→ **SHORT TASK**
Would you transcribe the listing that follows, character for character, and omit its images?

----- DATA PROVIDED -----

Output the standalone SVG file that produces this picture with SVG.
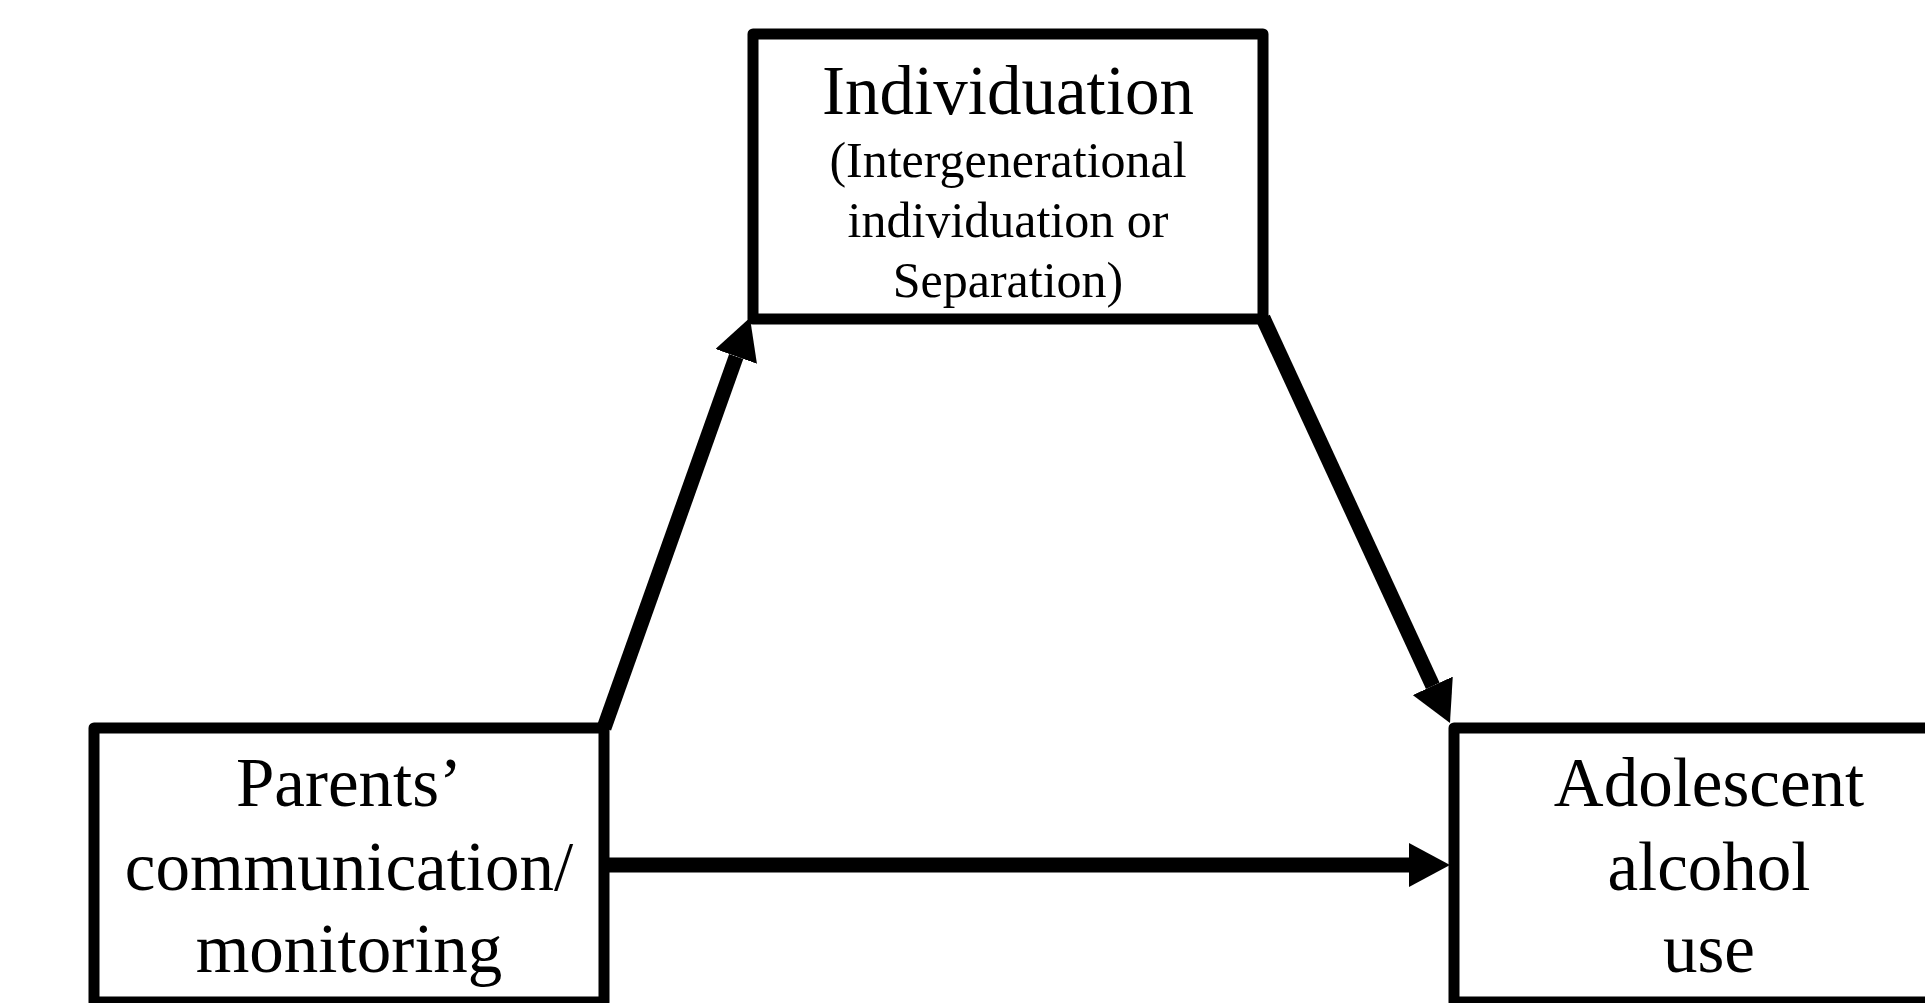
<svg xmlns="http://www.w3.org/2000/svg" width="1925" height="1003" viewBox="0 0 1925 1003">
<style>
.box{fill:#fff;stroke:#000;stroke-width:11;stroke-linejoin:round}
.t{font-family:"Liberation Serif","Times New Roman",serif;fill:#000;text-anchor:middle}
.big{font-size:69px}
.small{font-size:50px}
.conn{stroke:#000;stroke-width:15;fill:none;marker-end:url(#ah)}
</style>
<defs>
<marker id="ah" markerUnits="userSpaceOnUse" viewBox="0 0 41 44" refX="0" refY="22" markerWidth="41" markerHeight="44" orient="auto">
<path d="M0,0 L41,22 L0,44 Z" fill="#000"/>
</marker>
</defs>
<rect width="1925" height="1003" fill="#fff"/>
<g id="connectors">
<line class="conn" x1="604" y1="728" x2="736.2" y2="356.4"/>
<line class="conn" x1="1263" y1="318" x2="1432.8" y2="685.8"/>
<line class="conn" x1="604" y1="865" x2="1409" y2="865"/>
</g>
<g id="node-individuation">
<rect class="box" x="753" y="34" width="510" height="285"/>
<text class="t big" x="1008" y="114">Individuation</text>
<text class="t small" x="1008" y="177">(Intergenerational</text>
<text class="t small" x="1008" y="237">individuation or</text>
<text class="t small" x="1008" y="297">Separation)</text>
</g>
<g id="node-parents">
<rect class="box" x="94" y="728" width="510" height="274"/>
<text class="t big" x="349" y="806">Parents’</text>
<text class="t big" x="349" y="890">communication/</text>
<text class="t big" x="349" y="972">monitoring</text>
</g>
<g id="node-alcohol">
<rect class="box" x="1454" y="728" width="490" height="274"/>
<text class="t big" x="1709" y="806">Adolescent</text>
<text class="t big" x="1709" y="890">alcohol</text>
<text class="t big" x="1709" y="972">use</text>
</g>
</svg>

-----

→ **TASK RESPONSE**
Output the standalone SVG file that produces this picture with SVG.
<svg xmlns="http://www.w3.org/2000/svg" width="1925" height="1003" viewBox="0 0 1925 1003">
<style>
.box{fill:#fff;stroke:#000;stroke-width:11;stroke-linejoin:round}
.t{font-family:"Liberation Serif","Times New Roman",serif;fill:#000;text-anchor:middle}
.big{font-size:69px}
.small{font-size:50px}
.conn{stroke:#000;stroke-width:15;fill:none;marker-end:url(#ah)}
</style>
<defs>
<marker id="ah" markerUnits="userSpaceOnUse" viewBox="0 0 41 44" refX="0" refY="22" markerWidth="41" markerHeight="44" orient="auto">
<path d="M0,0 L41,22 L0,44 Z" fill="#000"/>
</marker>
</defs>
<rect width="1925" height="1003" fill="#fff"/>
<g id="connectors">
<line class="conn" x1="604" y1="728" x2="736.2" y2="356.4"/>
<line class="conn" x1="1263" y1="318" x2="1432.8" y2="685.8"/>
<line class="conn" x1="604" y1="865" x2="1409" y2="865"/>
</g>
<g id="node-individuation">
<rect class="box" x="753" y="34" width="510" height="285"/>
<text class="t big" x="1008" y="114">Individuation</text>
<text class="t small" x="1008" y="177">(Intergenerational</text>
<text class="t small" x="1008" y="237">individuation or</text>
<text class="t small" x="1008" y="297">Separation)</text>
</g>
<g id="node-parents">
<rect class="box" x="94" y="728" width="510" height="274"/>
<text class="t big" x="349" y="806">Parents’</text>
<text class="t big" x="349" y="890">communication/</text>
<text class="t big" x="349" y="972">monitoring</text>
</g>
<g id="node-alcohol">
<rect class="box" x="1454" y="728" width="490" height="274"/>
<text class="t big" x="1709" y="806">Adolescent</text>
<text class="t big" x="1709" y="890">alcohol</text>
<text class="t big" x="1709" y="972">use</text>
</g>
</svg>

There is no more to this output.